I will also once again refer to the blog by the lovely Hayley Juliet Watson of Lovely and Light (“The Truth…”). About a quarter of the way down the page (just below the book picture), she discusses the issue of the shoot-and-burn photographer and I have to agree: A professional photographer cannot realistically live on $50 per shoot and I will add: once one takes into account the time, professionalism, talent, and licensing that goes into professional portraits, they might want to consider paying for quality rather than receive the free disc from the weekend hobby photographer.

And this is not to say we are unreasonable when it comes to our pricing. We offer several packages which include a disc and, like I mentioned above, we offer incentives, such as a free disc with minimal portrait product purchases. Also, we include several free digital portrait downloads with just about every one of our packages.

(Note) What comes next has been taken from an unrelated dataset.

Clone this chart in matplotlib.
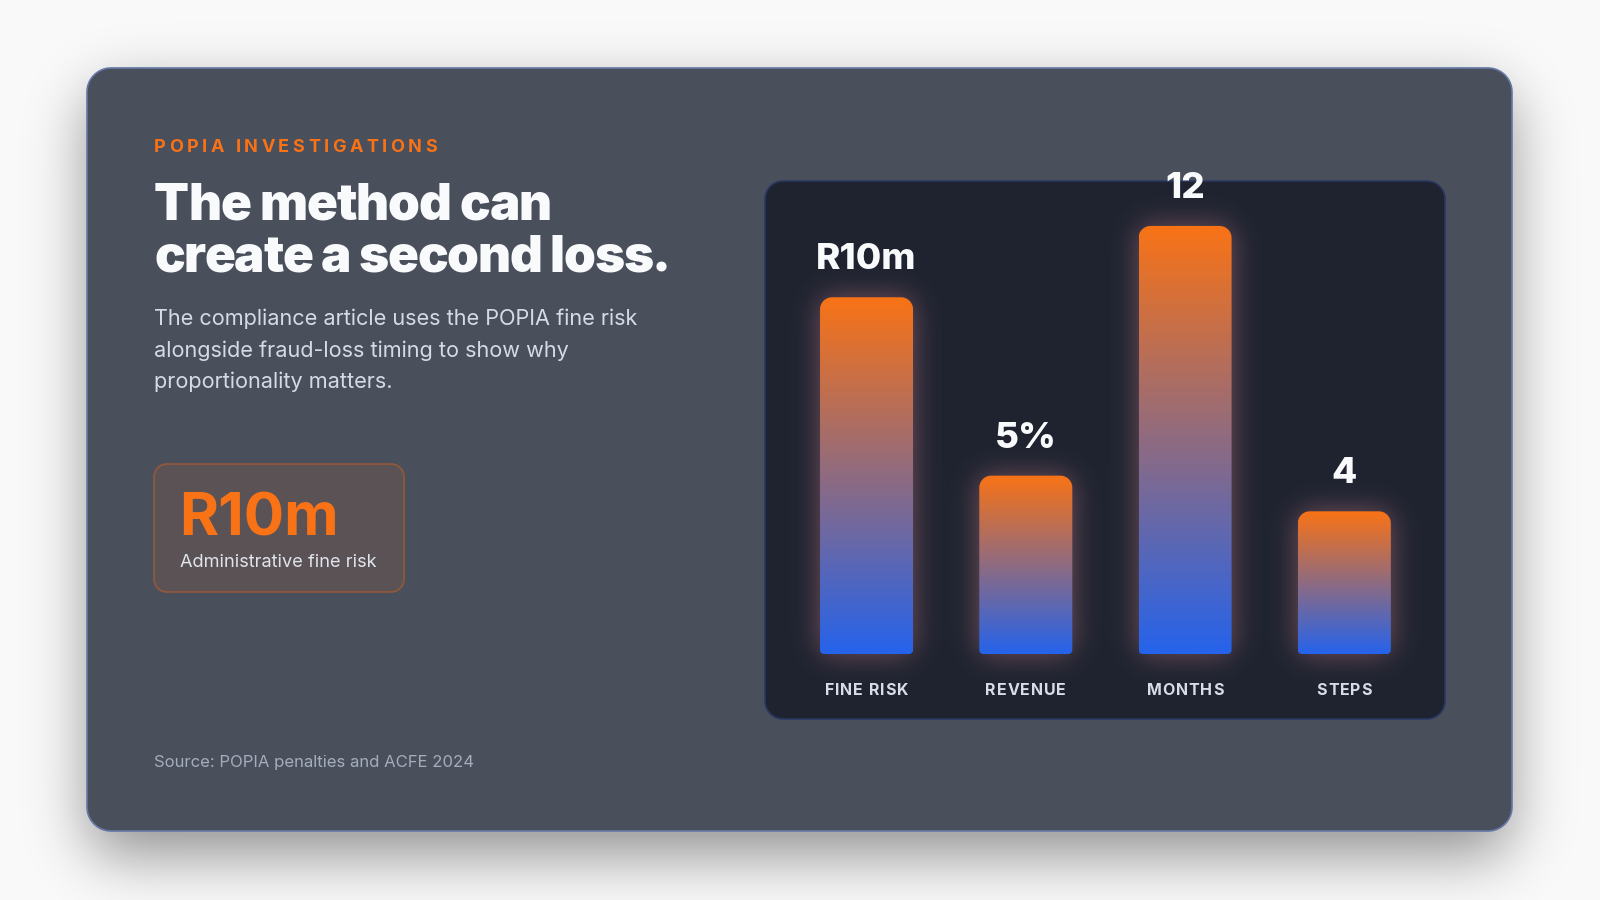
import numpy as np
import matplotlib
matplotlib.use("Agg")
import matplotlib.pyplot as plt
from matplotlib.path import Path
from matplotlib.patches import PathPatch
from matplotlib.font_manager import FontProperties
from matplotlib.textpath import TextToPath

plt.rcParams['font.family'] = ['Inter', 'DejaVu Sans']

# ---- content ----
eyebrow = "POPIA INVESTIGATIONS"
title_lines = ["The method can", "create a second loss."]
body_lines = ["The compliance article uses the POPIA fine risk",
              "alongside fraud-loss timing to show why",
              "proportionality matters."]
kpi_value = "R10m"
kpi_label = "Administrative fine risk"
source = "Source: POPIA penalties and ACFE 2024"

categories = ["FINE RISK", "REVENUE", "MONTHS", "STEPS"]
values = [10, 5, 12, 4]
value_labels = ["R10m", "5%", "12", "4"]

W, H = 1600, 900
ORANGE = np.array([249, 115, 22]) / 255
BLUE = np.array([37, 99, 235]) / 255
GLOW = np.array([205, 130, 140]) / 255


def rounded_verts(x0, y0, x1, y1, rt, rb, n=16):
    # pixel coords with y pointing down, y0 = top edge
    def arc(cx, cy, r, a0, a1):
        t = np.linspace(a0, a1, n)
        return np.column_stack([cx + r * np.cos(t), cy + r * np.sin(t)])
    v = np.vstack([arc(x1 - rt, y0 + rt, rt, -np.pi / 2, 0),
                   arc(x1 - rb, y1 - rb, rb, 0, np.pi / 2),
                   arc(x0 + rb, y1 - rb, rb, np.pi / 2, np.pi),
                   arc(x0 + rt, y0 + rt, rt, np.pi, 1.5 * np.pi)])
    return np.vstack([v, v[:1]])


def rr_mask(x0, y0, x1, y1, r):
    xx = np.arange(W)[None, :] + 0.5
    yy = np.arange(H)[:, None] + 0.5
    cx, cy = (x0 + x1) / 2, (y0 + y1) / 2
    dx = np.maximum(np.abs(xx - cx) - ((x1 - x0) / 2 - r), 0)
    dy = np.maximum(np.abs(yy - cy) - ((y1 - y0) / 2 - r), 0)
    return (np.hypot(dx, dy) <= r).astype(float)


def blur(a, s, pad=200):
    a = np.pad(a, pad)
    fy = np.fft.fftfreq(a.shape[0])
    fx = np.fft.fftfreq(a.shape[1])
    g = np.exp(-2 * (np.pi * s) ** 2 * (fy[:, None] ** 2 + fx[None, :] ** 2))
    out = np.real(np.fft.ifft2(np.fft.fft2(a) * g))
    return out[pad:-pad, pad:-pad]


def add_rr(ax, x0, y0, x1, y1, r, **kw):
    p = PathPatch(Path(rounded_verts(x0, y0, x1, y1, r, r), closed=True), **kw)
    ax.add_patch(p)
    return p


ttp = TextToPath()


def spaced_text(ax, x, y, s, size, weight, color, width=None, spacing=0.0,
                align='left', **kw):
    # letter-spaced text; either stretched to a pixel width or with fixed extra spacing
    fp = FontProperties(family=['Inter', 'DejaVu Sans'], weight=weight, size=size)
    tw = lambda q: ttp.get_text_width_height_descent(q, fp, ismath=False)[0] * 100 / 72
    base = tw("HH")
    adv = [tw("H" + c + "H") - base for c in s]
    last = tw(s[-1])
    if width is not None:
        spacing = (width - sum(adv[:-1]) - last) / (len(s) - 1)
    total = sum(adv[:-1]) + last + spacing * (len(s) - 1)
    pos = x - total / 2 if align == 'center' else x
    for c, a in zip(s, adv):
        ax.text(pos, y, c, fontsize=size, fontweight=weight, color=color,
                ha='left', **kw)
        pos += a + spacing


fig = plt.figure(figsize=(16, 9), dpi=100)
fig.patch.set_facecolor('#f9f9fa')

bg = fig.add_axes([0, 0, 1, 1])
bg.set_xlim(0, W)
bg.set_ylim(H, 0)
bg.axis('off')

# card and its shadow
card = (87, 68, 1512, 831)
sh = blur(rr_mask(card[0] + 2, card[1] + 24, card[2] - 2, card[3] + 24, 24), 30)
sh_img = np.zeros((H, W, 4))
sh_img[..., 3] = np.clip(sh * 0.42, 0, 1)
bg.imshow(sh_img, extent=(0, W, H, 0), zorder=0, interpolation='bilinear')
add_rr(bg, *card, 24, facecolor='#4a4f5c', edgecolor='#6478a6', lw=1.2, zorder=1)

# chart panel
panel = (765, 181, 1445, 719)
add_rr(bg, *panel, 18, facecolor='#1f2330', edgecolor='#2a3860', lw=1.2, zorder=2)

# bar axes
ax = fig.add_axes([panel[0] / W, 1 - 654 / H, (panel[2] - panel[0]) / W, (654 - panel[1]) / H])
ax.set_xlim(-0.6375, 3.632)
ax.set_ylim(0, max(values) * 1.105)
ax.axis('off')
x = np.arange(len(values))
bars = ax.bar(x, values, width=0.584)

rects = []
for r in bars:
    (dx0, dy0) = ax.transData.transform((r.get_x(), 0))
    (dx1, dy1) = ax.transData.transform((r.get_x() + r.get_width(), r.get_height()))
    rects.append((dx0, H - dy1, dx1, H - dy0))
    r.set_visible(False)

# soft glow behind bars
gm = np.zeros((H, W))
for (x0, y0, x1, y1) in rects:
    gm = np.maximum(gm, rr_mask(x0, y0, x1, y1, 10))
gl = blur(gm, 14)
glow = np.zeros((H, W, 4))
glow[..., :3] = GLOW
glow[..., 3] = np.clip(gl * 0.5, 0, 1)
bg.imshow(glow, extent=(0, W, H, 0), zorder=3, interpolation='bilinear')

# gradient bars
t = np.linspace(0, 1, 256)[:, None]
grad = (ORANGE[None, :] * (1 - t) + BLUE[None, :] * t)[:, None, :]
for (x0, y0, x1, y1) in rects:
    p = PathPatch(Path(rounded_verts(x0, y0, x1, y1, 12, 4), closed=True),
                  facecolor='none', edgecolor='none', zorder=4)
    bg.add_patch(p)
    im = bg.imshow(grad, extent=(x0, x1, y1, y0), aspect='auto', zorder=4,
                   interpolation='bilinear')
    im.set_clip_path(p)

for i, (v, lab) in enumerate(zip(values, value_labels)):
    ax.annotate(lab, (i, v), xytext=(0, 28 * 0.72), textcoords='offset points',
                ha='center', va='baseline', fontsize=26.5, fontweight='heavy', color='#f8fafc')

for (x0, y0, x1, y1), cat in zip(rects, categories):
    spaced_text(bg, (x0 + x1) / 2, y1 + 41, cat, 11.5, 'bold', '#d7dde8', spacing=0.9,
                align='center', va='baseline', zorder=5)

# left column text
spaced_text(bg, 154, 152, eyebrow, 13, 'bold', '#f97316', width=283, va='baseline', zorder=5)
for yb, line, wd in zip([220, 272], title_lines, [398, 517]):
    spaced_text(bg, 154, yb, line, 36.8, 900, '#f8fafc', width=wd, va='baseline', zorder=5)
for yb, line in zip([325, 357, 388], body_lines):
    bg.text(154, yb, line, fontsize=15.6, color='#d5dbe5', va='baseline', ha='left', zorder=5)

# KPI box
add_rr(bg, 154, 464, 404, 592, 13, facecolor='#5a5254', edgecolor='#94583a', lw=1.2, zorder=2)
bg.text(179, 536, kpi_value, fontsize=43, fontweight='bold', color='#f97316',
        va='baseline', ha='left', zorder=5)
bg.text(180, 567, kpi_label, fontsize=13.1, color='#dfe4ec', va='baseline', ha='left', zorder=5)

bg.text(154, 767, source, fontsize=12, color='#a4adbc', va='baseline', ha='left', zorder=5)

bg.set_xlim(0, W)
bg.set_ylim(H, 0)
fig.savefig('out.png', dpi=100, facecolor=fig.get_facecolor())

Hopefully, this will give more of an insight into why some professional photographers like us charge for their discs. And, as yet another of our recent blogs detailed (Not a fan of hidden prices? Neither are we!), I will be up front about our disc pricing. As of this 2014 writing, we charge $100 for a photo disc or a photo disc is free with a minimum $100 purchase of portrait products from our photography storefront. But also know this: When you purchase a disc from Abanathy Photography, LLC you are purchasing quality that will be yours to keep for years to come!